Tiro por una mezcla inédita de varios
chistes que pretendo ordenar según voy avanzando. No sé ni dónde mirar. A veces miro al público, a un cámara, a Berto, a la azafata. Y a Andreu, que están justo delante de mí. "¿Qué hago yo aquí?", pienso en medio de
un chiste. La risa del público interrumpe mi reflexión de “qué extraño es tener
a Buenafuente mirándote a dos metros de ti”. Sigo sumando segundos, estoy nervioso, se me nota. No estoy vendiendo los chistes, los dejo caer para ver si así puedo
irme antes a casa. Termino un bloque y veo que quedan doce segundos. Once.
Diez. No sé si meter otra cosa, o algo así, digo. Ocho. Siete. Bueno, pues no
sé… Cinco, cuatro. Empiezo el chiste del público irrepetible... Dos, uno. Ya. Por fin.
Y la gente vota. Le votan más al otro.
Buenafuente tarda en dar la noticia y yo pienso que a Buenafuente es posible
que le haya gustado más yo. A Berto lo he escuchado reírse, y eso hace ilusión,
pienso. Buenafuente duda. Yo quiero morir. Dicen que gana el otro. Yo pongo
cara alegre. Pero estoy triste. La chaqueta me viene grande. Y el programa. Y
la situación. Y la comedia. Ya nos despiden para dar paso a la próxima sección,
y algo, como una espada, me atraviesa el estómago mientras bajo las escaleras.
La boca me sabe a metal. Siento un hormigueo por todo el cuerpo. El otro cómico
actúa con naturalidad mientras yo me deshago en una invisible agonía de
fracaso.
Piden un taxi. Llega el taxi. Subimos al
taxi. Me quiero morir. El otro cómico va jovial, ligero. No siento envidia por
él, siento lástima por mí, alegremente vendido a la primera basura que me
ofrecen en una televisión nacional en abierto. Competir… El horror… el horror…

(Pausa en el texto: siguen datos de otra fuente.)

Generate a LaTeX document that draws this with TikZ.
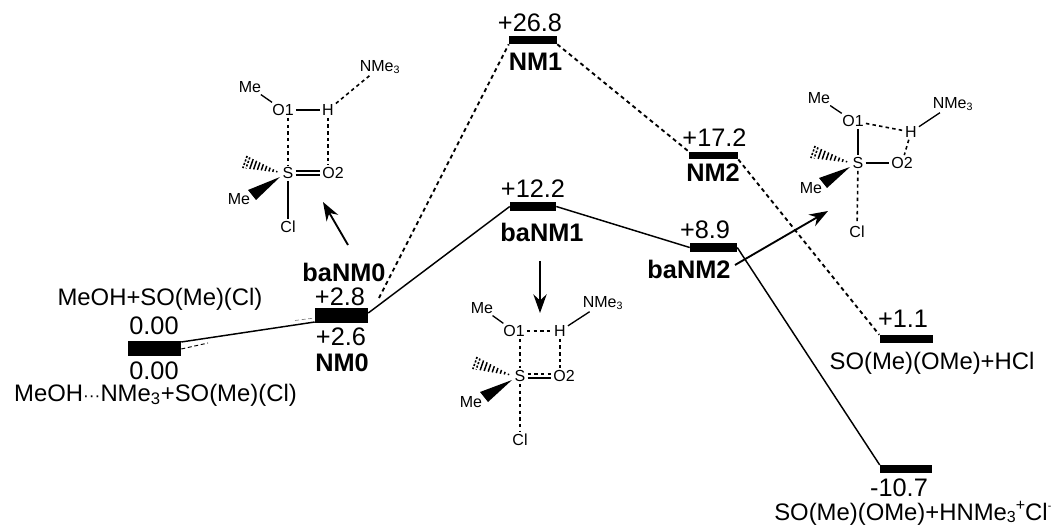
\documentclass[tikz,border=0pt]{standalone}
\usepackage{fontspec}
\setmainfont{Liberation Sans}
\usetikzlibrary{calc,arrows.meta}
\tikzset{
  lvl/.style={fill=black,draw=none,inner sep=0pt,rectangle},
  lab/.style={font=\fontsize{17.9}{19}\selectfont,inner sep=0pt},
  num/.style={font=\fontsize{19}{21}\selectfont,inner sep=0pt},
  blab/.style={font=\fontsize{19}{21}\selectfont\bfseries,inner sep=0pt},
  at3/.style={font=\fontsize{12}{14}\selectfont,inner sep=1pt},
  sol/.style={line width=1.1pt},
  dsh/.style={line width=1.4pt,dash pattern=on 3pt off 2.6pt},
  bnd/.style={line width=1pt,shorten >=0.5pt,shorten <=0.5pt},
  hb/.style={line width=1.2pt,dash pattern=on 2.6pt off 2.4pt,shorten >=0.5pt,shorten <=0.5pt},
  poin/.style={line width=1.4pt,-{Stealth[length=14pt,width=10pt]}}
}
\newcommand{\hashwedge}[2]{%
  \foreach \t/\w in {0.12/0.7,0.22/1.3,0.32/1.9,0.42/2.5,0.52/3.1,0.62/3.7,0.72/4.3,0.82/4.9}{%
    \draw[line width=1.1pt] ($(#1)!\t!(#2)+(0.35*\w,-\w)$) -- ($(#1)!\t!(#2)+(-0.35*\w,\w)$);}
  \foreach \t/\w in {0.92/5.5,1.0/6.1}{%
    \draw[line width=1.2pt,dash pattern=on 1.6pt off 1.2pt] ($(#1)!\t!(#2)+(0.35*\w,-\w)$) -- ($(#1)!\t!(#2)+(-0.35*\w,\w)$);}}
\newcommand{\solidwedge}[2]{%
  \fill (#1) -- ($(#2)+(-4,-5)$) -- ($(#2)+(4,5)$) -- cycle;}
\begin{document}
\begin{tikzpicture}[x=0.75pt,y=-0.75pt]
\useasboundingbox (0,0) rectangle (1056,527);
% level bars
\node[lvl,minimum width=39.75pt,minimum height=11.25pt] (L0) at (154.5,348.5) {};
\node[lvl,minimum width=39.75pt,minimum height=11.25pt] (NM0) at (341.5,315.5) {};
\node[lvl,minimum width=36pt,minimum height=6pt] (NM1) at (533,40) {};
\node[lvl,minimum width=34.5pt,minimum height=6.75pt] (baNM1) at (533,206.5) {};
\node[lvl,minimum width=36.75pt,minimum height=5.5pt] (NM2) at (713.5,155.5) {};
\node[lvl,minimum width=35.25pt,minimum height=6.5pt] (baNM2) at (713.5,247.5) {};
\node[lvl,minimum width=39.75pt,minimum height=6pt] (P1) at (906,339) {};
\node[lvl,minimum width=39pt,minimum height=6pt] (P2) at (906,469) {};
% connectors
\coordinate (d1) at (208,343);
\coordinate (d2) at (295,320.5);
\draw[line width=0.7pt,dash pattern=on 3pt off 2pt] (L0.east|-0,349) -- (d1);
\draw[line width=0.5pt,gray,dash pattern=on 3pt off 2pt] (d2) -- (NM0.west|-0,318);
\draw[sol] (L0.east|-0,342) -- (NM0.west|-0,322);
\draw[sol] (NM0.east|-0,313) -- (baNM1.west);
\draw[sol] (baNM1.east) -- (baNM2.west);
\draw[sol] (baNM2.east) -- (P2.west|-0,465);
\coordinate (n0d) at (379,298);
\draw[dsh] (n0d) -- (NM1.south west);
\draw[dsh] (NM1.south east) -- (NM2.north west);
\draw[dsh] (NM2.south east) -- (P1.north west);
% labels
\node[lab] (t1) at (160,299) {MeOH+SO(Me)(Cl)};
\node[num] at (154,326) {0.00};
\node[num] at (154,371) {0.00};
\node[lab] (t2) at (155.5,395) {MeOH{\fontsize{13}{13}\selectfont ···}NMe\textsubscript{3}+SO(Me)(Cl)};
\node[blab] at (344,272) {baNM0};
\node[num] at (340,297) {+2.8};
\node[num] at (341,337) {+2.6};
\node[blab] at (342,363) {NM0};
\node[num] at (530,23) {+26.8};
\node[blab] at (535.5,62) {NM1};
\node[num] at (533,189) {+12.2};
\node[blab] at (542,232) {baNM1};
\node[num] at (714.5,138) {+17.2};
\node[blab] at (713,173) {NM2};
\node[num] at (705,230) {+8.9};
\node[blab] at (689,269) {baNM2};
\node[num] at (903,319) {+1.1};
\node[lab] at (932,363) {SO(Me)(OMe)+HCl};
\node[num] at (899,488) {-10.7};
\node[lab,anchor=base west,font=\fontsize{17.9}{20}\selectfont] at (774,520) {SO(Me)(OMe)+HNMe\raisebox{-2pt}{\fontsize{12}{12}\selectfont 3}\raisebox{7pt}{\fontsize{12}{12}\selectfont +}Cl\raisebox{8pt}{\fontsize{8}{8}\selectfont -}};
% molecule A
\node[at3] (aMe) at (250,87) {Me};
\node[at3] (aO1) at (283,110) {O1};
\node[at3] (aH) at (328,110) {H};
\node[at3] (aN) at (380,67) {NMe\textsubscript{3}};
\node[at3] (aS) at (288,173) {S};
\node[at3] (aO2) at (333,173) {O2};
\node[at3] (aMe2) at (239,199) {Me};
\node[at3] (aCl) at (288,227) {Cl};
\coordinate (aH1) at (245,162);
\coordinate (aW1) at (252,195);
\coordinate (aT) at (280,177);
\draw[bnd] (aMe) -- (aO1);
\draw[bnd] (aO1) -- (aH);
\draw[hb] (aH) -- (aN);
\draw[hb] (aO1.south-|aS) -- (aS);
\draw[hb] (aH) -- (aO2.north-|aH);
\draw[bnd] ($(aS.east)+(0,-2)$) -- ($(aO2.west)+(0,-2)$);
\draw[bnd] ($(aS.east)+(0,2)$) -- ($(aO2.west)+(0,2)$);
\draw[bnd] (aS) -- (aCl);
\hashwedge{aS.west}{aH1}
\solidwedge{aT}{aW1}
\coordinate (ar1s) at (348,245);
\coordinate (ar1e) at (323,202);
\draw[poin] (ar1s) -- (ar1e);
% molecule B
\node[at3] (bMe) at (482,308) {Me};
\node[at3] (bO1) at (514,331) {O1};
\node[at3] (bH) at (560,331) {H};
\node[at3] (bN) at (603,303) {NMe\textsubscript{3}};
\node[at3] (bS) at (520,376) {S};
\node[at3] (bO2) at (564,376) {O2};
\node[at3] (bMe2) at (471,402) {Me};
\node[at3] (bCl) at (520,440) {Cl};
\coordinate (bH1) at (475,363);
\coordinate (bW1) at (484,397);
\coordinate (bT) at (512,380);
\draw[bnd] (bMe) -- (bO1);
\draw[hb] (bO1) -- (bH);
\draw[bnd] (bH) -- (bN);
\draw[hb] (bO1.south-|bS) -- (bS);
\draw[hb] (bH) -- (bO2.north-|bH);
\draw[hb] ($(bS.east)+(0,-2)$) -- ($(bO2.west)+(0,-2)$);
\draw[bnd] ($(bS.east)+(0,2)$) -- ($(bO2.west)+(0,2)$);
\draw[hb] (bS) -- (bCl);
\hashwedge{bS.west}{bH1}
\solidwedge{bT}{bW1}
\coordinate (ar2s) at (540,261);
\coordinate (ar2e) at (540,313);
\draw[poin] (ar2s) -- (ar2e);
% molecule C
\node[at3] (cMe) at (819,98) {Me};
\node[at3] (cO1) at (853,121) {O1};
\node[at3] (cH) at (911,132) {H};
\node[at3] (cN) at (953,104) {NMe\textsubscript{3}};
\node[at3] (cS) at (858,163) {S};
\node[at3] (cO2) at (902,163) {O2};
\node[at3] (cMe2) at (811,188) {Me};
\node[at3] (cCl) at (857,232) {Cl};
\coordinate (cH1) at (813,152);
\coordinate (cW1) at (823,183);
\coordinate (cT) at (850,167);
\draw[bnd] (cMe) -- (cO1);
\draw[hb] (cO1) -- (cH);
\draw[bnd] (cH) -- (cN);
\draw[bnd] (cO1.south-|cS) -- (cS);
\draw[hb] (cH) -- (cO2);
\draw[bnd] (cS) -- (cO2);
\draw[hb] (cS) -- (cCl);
\hashwedge{cS.west}{cH1}
\solidwedge{cT}{cW1}
\coordinate (ar3s) at (735,265);
\coordinate (ar3e) at (828,211);
\draw[poin] (ar3s) -- (ar3e);
\end{tikzpicture}
\end{document}
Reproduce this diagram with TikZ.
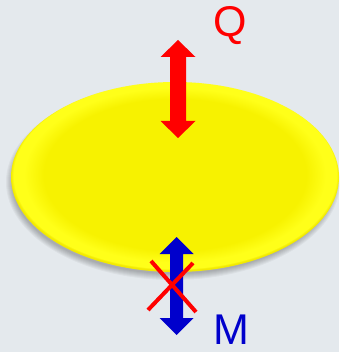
\documentclass[tikz,border=0pt]{standalone}
\usepackage{fontspec}
\setmainfont{Liberation Sans}
\definecolor{bg}{RGB}{228,233,237}
\definecolor{yin}{RGB}{247,242,0}
\definecolor{yout}{RGB}{255,255,25}
\definecolor{yedge}{RGB}{242,234,0}
\definecolor{qred}{RGB}{255,0,0}
\definecolor{mblue}{RGB}{0,0,204}
\pgfdeclareradialshading{ellshade}{\pgfpoint{0bp}{1bp}}{color(0bp)=(yin); color(20bp)=(yin); color(23bp)=(yout); color(24.6bp)=(yout); color(25bp)=(yedge); color(50bp)=(yedge)}
\tikzset{
  lbl/.style={font=\fontsize{43}{43}\selectfont, inner sep=0pt},
  cross/.style={draw=qred, line width=4pt}
}
\begin{document}
\begin{tikzpicture}[x=1pt,y=-1pt]
\fill[bg] (0,0) rectangle (339,352);
\useasboundingbox (0,0) rectangle (339,352);
% shadow
\foreach \i in {0,...,6}
  \fill[black,opacity=0.04] (173,182) ellipse ({161+\i} and {92+\i});
% disc
\shade[shading=ellshade] (175,177) ellipse (164 and 95);
% red double arrow
\fill[qred] (178,40) -- (195.5,57) -- (186,57) -- (186,121) -- (195.5,121) -- (178,138)
  -- (160.5,121) -- (170,121) -- (170,57) -- (160.5,57) -- cycle;
% blue double arrow
\fill[mblue] (176.5,237) -- (193.5,254) -- (183,254) -- (183,318) -- (193.5,318) -- (176.5,335)
  -- (159.5,318) -- (170,318) -- (170,254) -- (159.5,254) -- cycle;
% red cross
\draw[cross] (148,310) -- (193,263);
\draw[cross] (151,261) -- (196,312);
% labels
\node[lbl, text=qred] (q) at (230,26) {Q};
\node[lbl, text=mblue] (m) at (231,330) {M};
\end{tikzpicture}
\end{document}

Y luego está cuando llegas al hotel. El
móvil ardiendo en las redes sociales, el fuego del éxito del otro devora el
poco oxígeno que le queda a tu derrota. Te miras en el espejo, bebes agua,
sientes ganas de vomitar. “He cagado en Buenafuente”, te ríes para dentro.
Dios, cómo duele. Pones a cargar el móvil. Tratas de acostarte, te vuelves a levantar.
Echas de menos a alguien, pero no sabes a
quién. Te escriben muchos mensajes de apoyo y cosas así, pero hay un silencio enorme
y dejas la luz del baño encendida y dejas de mirar tuiter y no sabes muy bien
qué hacer. El fracaso es intangible. Querrías jugar un poco con él, darle la
vuelta, investigarlo, pero es algo que no se encuentra y sin embargo sabes que
está ahí. El fracaso es intangible y el éxito es una pelota maciza en el
estómago. Las dos cosas te alejan de ti, te desubican. Caminas por la
habitación desubicado, fumando un cigarro detrás de otro, y tienes las
sensación de querer salir corriendo, quieres correr, quieres huir hasta
desmayarte para ver si la extenuación acaba con esa grieta en tu autoestima. Te
escribe tu madre, que nunca suele querer saber nada de ti. Está preocupada, y
eso te ilusiona, porque es tarde para ella, y se ha quedado a verte, y eso
nunca lo hace, y te alegra y te acompaña más que nada, más que nadie. Nada
podría salvarte, salvo eso. Al fin. Por fin.